Nevertheless, some way of taking account of quality values in general-purpose software is very desirable. To allow this, an additional part of the quality component, termed the bad-bits mask is provided. This is a single 8-bit (unsigned byte) value, whose purpose is to allow the 8-bit quality value associated with each pixel to be converted into a single logical value, which can then be interpreted in the same way by all general-purpose software.
The value of the bad-bits mask for an NDF is obtained by calling the routine NDF_BB:
BYTE BADBIT
...
CALL NDF_BB( INDF, BADBIT, STATUS )
The returned result BADBIT is an unsigned byte number. If the NDF's quality component is undefined and/or a bad-bits value has not previously been set, then a value of zero is returned.
A new value for the bad-bits mask may be set with the routine NDF_SBB:
CALL NDF_SBB( BADBIT, INDF, STATUS )
By definition, the quality value of an individual pixel QUAL is
converted into a logical value by forming the bit-wise ``AND'' with the
bad-bits mask BADBIT and testing if the result is zero.

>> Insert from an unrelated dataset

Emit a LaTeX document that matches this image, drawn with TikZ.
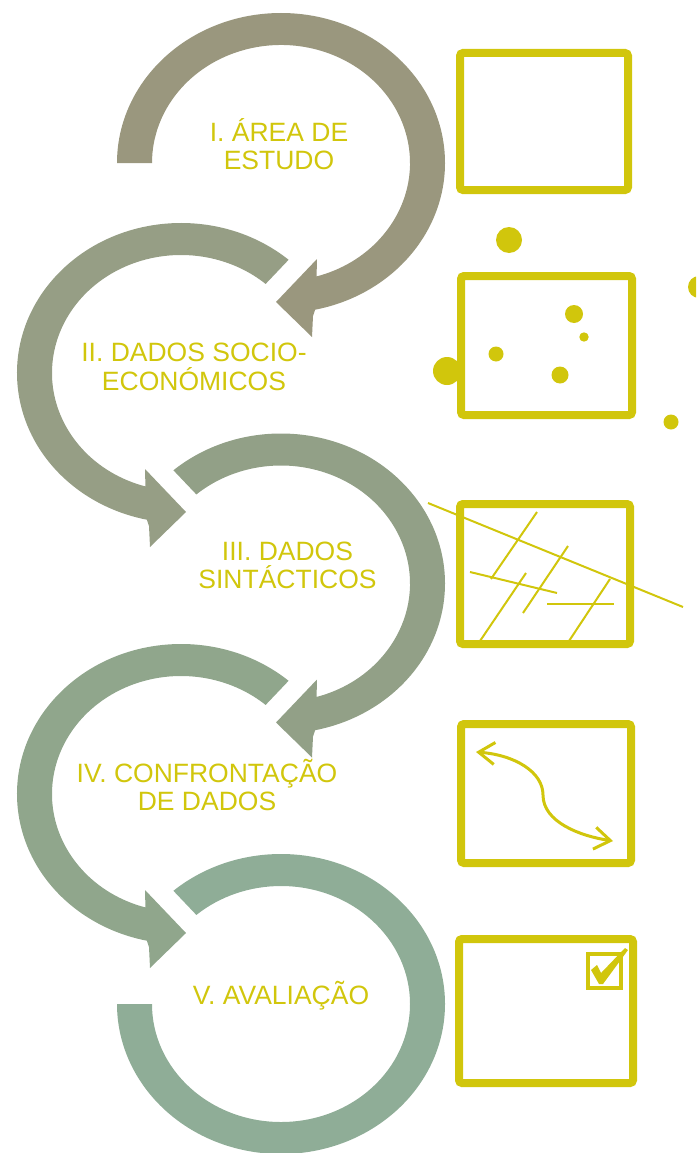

In effect, this means that each bit which is set in BADBIT acts as a switch to
activate detection of the corresponding bit in QUAL.
If detection of a particular bit is activated and that bit is
set in the QUAL value, then the corresponding NDF pixel is to be regarded as
bad, and should be omitted from processing in much the same way as any
pixel which has been explicitly assigned the bad-pixel value (see
§).
In Fortran implementations which support bit-wise operations, the logical value might be computed as follows:
OK = IIAND( IZEXT( QUAL ), IZEXT( BADBIT ) ) .EQ. 0
where a .FALSE. result indicates a bad pixel.
However, this operation clearly requires non-standard Fortran
functions and is potentially non-portable, so a function NDF_QMASK is
provided to perform this task and to hide the implementation details.
NDF_QMASK is a statement function and is defined by putting the following
include statement into an application, normally immediately after any local
variable declarations:
INCLUDE 'NDF_FUNC'
Conversion of the quality value into a logical value is then performed by the function as follows:
OK = NDF_QMASK( QUAL, BADBIT )
The following example shows how a simple loop to find the average value of a pixel in an image array DATA might be written so as to take account of associated quality values, and exclude affected pixels:
BYTE QUAL( NX, NY )
INTEGER NGOOD, NX, NY, I, J
REAL DATA( NX, NY ), SUM, AVERAG
INCLUDE 'NDF_FUNC'
...
SUM = 0.0
NGOOD = 0
DO 2 J = 1, NY
DO 1 I = 1, NX
IF ( NDF_QMASK( QUAL( I, J ), BADBIT ) ) THEN
SUM = SUM + DATA( I, J )
NGOOD = NGOOD + 1
END IF
1 CONTINUE
2 CONTINUE
IF ( NGOOD .GT. 0 ) AVERAG = SUM / REAL( NGOOD )
As an alternative to the above explicit conversion of quality values into logical values, it is also possible to gain access to the quality array already converted into this form by calling the routine NDF_MAPQL, as follows:
CALL NDF_MAPQL( INDF, PNTR, EL, BAD, STATUS )
This routine returns a pointer to a mapped array of logical values which are derived from the quality array and the current value of the bad-bits mask following the prescription above. Only read access is obtained by this routine and any modifications made to the mapped values will not result in a permanent change to the quality component. If the quality component is undefined, then an array of .TRUE. values is returned.
NDF_MAPQL also has an additional argument BAD, which indicates whether there are any .FALSE. values in the mapped array it returns. If BAD is returned .FALSE., then all the mapped values will have the value .TRUE., so quality information is either absent or, in combination with the bad-bits mask, has no effect. In such cases it may be possible to omit handling of quality values altogether and affect an improvement in algorithmic efficiency as a result.
Finally, it should be noted that while the use of NDF_MAPQL may appear more convenient than explicitly handling the quality values and bad-bits mask, it nevertheless involves an additional pass through the quality array and will therefore be a less efficient option.